- Your objective: Copy every line in which the string "matplotlib" occurs.

- Available records:
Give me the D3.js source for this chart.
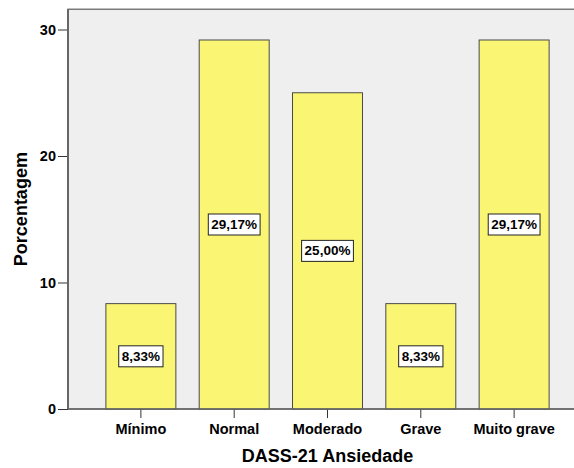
<!DOCTYPE html>
<html>
<head>
<meta charset="utf-8">
<script src="https://cdn.jsdelivr.net/npm/d3@7"></script>
<style>
  html, body { margin: 0; padding: 0; background: #ffffff; }
  svg { display: block; font-family: "Liberation Sans", Arial, sans-serif; }
</style>
</head>
<body>
<svg id="chart" width="574" height="468"></svg>
<script>
// Distribuição dos níveis de ansiedade (DASS-21)
const categories = ["Mínimo", "Normal", "Moderado", "Grave", "Muito grave"];
const percentages = [8.33, 29.17, 25.00, 8.33, 29.17];
const yTicks = [0, 10, 20, 30];
const yMax = 31.6;
const xTitle = "DASS-21 Ansiedade";
const yTitle = "Porcentagem";

const fmt = v => v.toFixed(2).replace(".", ",") + "%";

const svg = d3.select("#chart");

const plot = { left: 68, right: 587, top: 9.5, bottom: 409 };

const x = d3.scaleBand()
  .domain(categories)
  .range([plot.left, plot.right])
  .paddingInner(0.25)
  .paddingOuter(0.406);

const y = d3.scaleLinear()
  .domain([0, 30])
  .range([plot.bottom, 29.5]);

// plot background
svg.append("rect")
  .attr("x", plot.left)
  .attr("y", y(yMax))
  .attr("width", plot.right - plot.left)
  .attr("height", y(0) - y(yMax))
  .attr("fill", "#efefef")
  .attr("stroke", "#7a7a7a")
  .attr("stroke-width", 1.5);

// bars
svg.append("g")
  .selectAll("rect")
  .data(percentages)
  .join("rect")
  .attr("x", (d, i) => x(categories[i]))
  .attr("y", d => y(d))
  .attr("width", x.bandwidth())
  .attr("height", d => y(0) - y(d))
  .attr("fill", "#faf673")
  .attr("stroke", "#4a4a4a")
  .attr("stroke-width", 1);

// value labels in the middle of each bar
const labels = svg.append("g")
  .selectAll("g")
  .data(percentages)
  .join("g")
  .attr("transform", (d, i) => `translate(${x(categories[i]) + x.bandwidth() / 2},${(y(d) + y(0)) / 2})`);

labels.append("text")
  .attr("text-anchor", "middle")
  .attr("dominant-baseline", "central")
  .attr("font-size", "13.5px")
  .attr("font-weight", "bold")
  .attr("fill", "#000")
  .text(d => fmt(d))
  .each(function () {
    const b = this.getBBox();
    d3.select(this.parentNode).insert("rect", "text")
      .attr("x", b.x - 3)
      .attr("y", -10.5)
      .attr("width", b.width + 6)
      .attr("height", 21)
      .attr("fill", "#ffffff")
      .attr("stroke", "#222")
      .attr("stroke-width", 1);
  });

// axes
const yAxis = d3.axisLeft(y).tickValues(yTicks).tickSize(10).tickPadding(2).tickSizeOuter(0);
const gy = svg.append("g")
  .attr("transform", `translate(${plot.left},0)`)
  .call(yAxis);
gy.select(".domain").remove();
gy.selectAll("line").attr("stroke", "#333").attr("stroke-width", 1);
gy.selectAll("text")
  .attr("font-size", "14.5px")
  .attr("font-weight", "bold")
  .attr("font-family", "'Liberation Sans', Arial, sans-serif")
  .attr("fill", "#000");

const xAxis = d3.axisBottom(x).tickSize(9).tickPadding(6).tickSizeOuter(0);
const gx = svg.append("g")
  .attr("transform", `translate(0,${plot.bottom})`)
  .call(xAxis);
gx.select(".domain").remove();
gx.selectAll("line").attr("stroke", "#333").attr("stroke-width", 1);
gx.selectAll("text")
  .attr("font-size", "14.5px")
  .attr("font-weight", "bold")
  .attr("font-family", "'Liberation Sans', Arial, sans-serif")
  .attr("fill", "#000");

// left frame edge drawn over the tick roots
svg.append("line")
  .attr("x1", plot.left).attr("x2", plot.left)
  .attr("y1", y(yMax)).attr("y2", plot.bottom)
  .attr("stroke", "#666").attr("stroke-width", 2);
svg.append("line")
  .attr("x1", plot.left).attr("x2", plot.right)
  .attr("y1", plot.bottom).attr("y2", plot.bottom)
  .attr("stroke", "#666").attr("stroke-width", 1.5);

// axis titles
svg.append("text")
  .attr("x", x("Moderado") + x.bandwidth() / 2)
  .attr("y", 462)
  .attr("text-anchor", "middle")
  .attr("font-size", "18px")
  .attr("font-weight", "bold")
  .text(xTitle);

svg.append("text")
  .attr("transform", `translate(27,${(y(yMax) + plot.bottom) / 2}) rotate(-90)`)
  .attr("text-anchor", "middle")
  .attr("font-size", "18px")
  .attr("font-weight", "bold")
  .text(yTitle);
</script>
</body>
</html>
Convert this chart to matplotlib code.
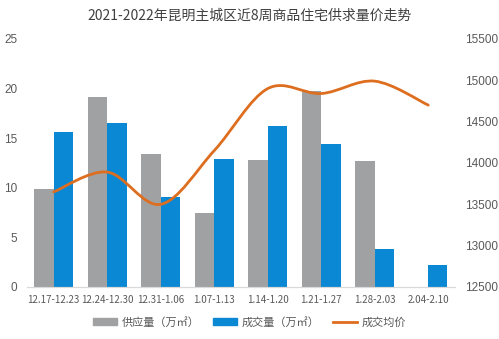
import matplotlib
matplotlib.use("Agg")
import matplotlib.pyplot as plt
import numpy as np
from matplotlib.path import Path
from matplotlib.patches import PathPatch
from matplotlib.lines import Line2D
from matplotlib.patches import Patch

plt.rcParams['font.family'] = ['Noto Sans CJK SC', 'DejaVu Sans']

# weekly data
weeks = ['12.17-12.23', '12.24-12.30', '12.31-1.06', '1.07-1.13',
         '1.14-1.20', '1.21-1.27', '1.28-2.03', '2.04-2.10']
supply = [9.9, 19.2, 13.4, 7.5, 12.8, 19.8, 12.7, 0]
deals = [15.6, 16.5, 9.1, 12.9, 16.2, 14.4, 3.8, 2.2]
price = [13650, 13890, 13500, 14150, 14900, 14840, 14990, 14700]

gray = '#A0A1A3'
blue = '#0A88D4'
orange = '#DE6E1F'
txt = '#595959'


def smooth_path(xs, ys):
    # Catmull-Rom style smoothing, built as cubic Bezier segments
    xs = np.asarray(xs, float)
    ys = np.asarray(ys, float)
    n = len(xs)
    verts = [(xs[0], ys[0])]
    codes = [Path.MOVETO]
    for i in range(n - 1):
        i0 = max(i - 1, 0)
        i3 = min(i + 2, n - 1)
        c1 = (xs[i] + (xs[i + 1] - xs[i0]) / 6, ys[i] + (ys[i + 1] - ys[i0]) / 6)
        c2 = (xs[i + 1] - (xs[i3] - xs[i]) / 6, ys[i + 1] - (ys[i3] - ys[i]) / 6)
        verts += [c1, c2, (xs[i + 1], ys[i + 1])]
        codes += [Path.CURVE4] * 3
    return Path(verts, codes)


fig = plt.figure(figsize=(4.99, 3.39), dpi=100)
ax = fig.add_axes([0.0541, 0.1534, 0.8577, 0.7316])
ax2 = ax.twinx()

x = np.arange(len(weeks))
w = 0.36
ax.bar(x - w / 2, supply, width=w, color=gray)
ax.bar(x + w / 2, deals, width=w, color=blue)

ax2.add_patch(PathPatch(smooth_path(x, price), facecolor='none',
                        edgecolor=orange, lw=2.0, capstyle='round'))

ax.set_xlim(-0.5, len(weeks) - 0.5)
ax.set_ylim(0, 25)
ax.set_yticks(range(0, 26, 5))
ax2.set_ylim(12500, 15500)
ax2.set_yticks(range(12500, 15501, 500))

ax.set_xticks(x)
ax.set_xticklabels(weeks, fontsize=7, color=txt)
ax.tick_params(axis='x', length=0, pad=6)
ax.tick_params(axis='y', length=0, pad=7, labelsize=8.5, labelcolor=txt)
ax2.tick_params(axis='y', length=0, pad=7, labelsize=8.5, labelcolor=txt)
for lab in ax.get_yticklabels() + ax2.get_yticklabels():
    lab.set_fontfamily('Liberation Sans')

for a in (ax, ax2):
    for s in ('top', 'left', 'right'):
        a.spines[s].set_visible(False)
    a.spines['bottom'].set_color('#D9D9D9')

fig.suptitle('2021-2022年昆明主城区近8周商品住宅供求量价走势',
             x=0.5, y=0.975, fontsize=10, color='#404040')

handles = [Patch(color=gray), Patch(color=blue),
           Line2D([0], [0], color=orange, lw=2)]
labels = ['供应量（万㎡）', '成交量（万㎡）', '成交均价']
fig.legend(handles, labels, loc='center', bbox_to_anchor=(0.5, 0.05),
           ncol=3, frameon=False, fontsize=8, handlelength=2.2,
           handleheight=0.5, columnspacing=1.2, handletextpad=0.4,
           labelcolor=txt)

fig.savefig('out.png', dpi=100)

- Exercise response:
Convert this chart to matplotlib code.
import matplotlib
matplotlib.use("Agg")
import matplotlib.pyplot as plt
from matplotlib.path import Path
from matplotlib.patches import PathPatch
from matplotlib.lines import Line2D
from matplotlib.patches import Patch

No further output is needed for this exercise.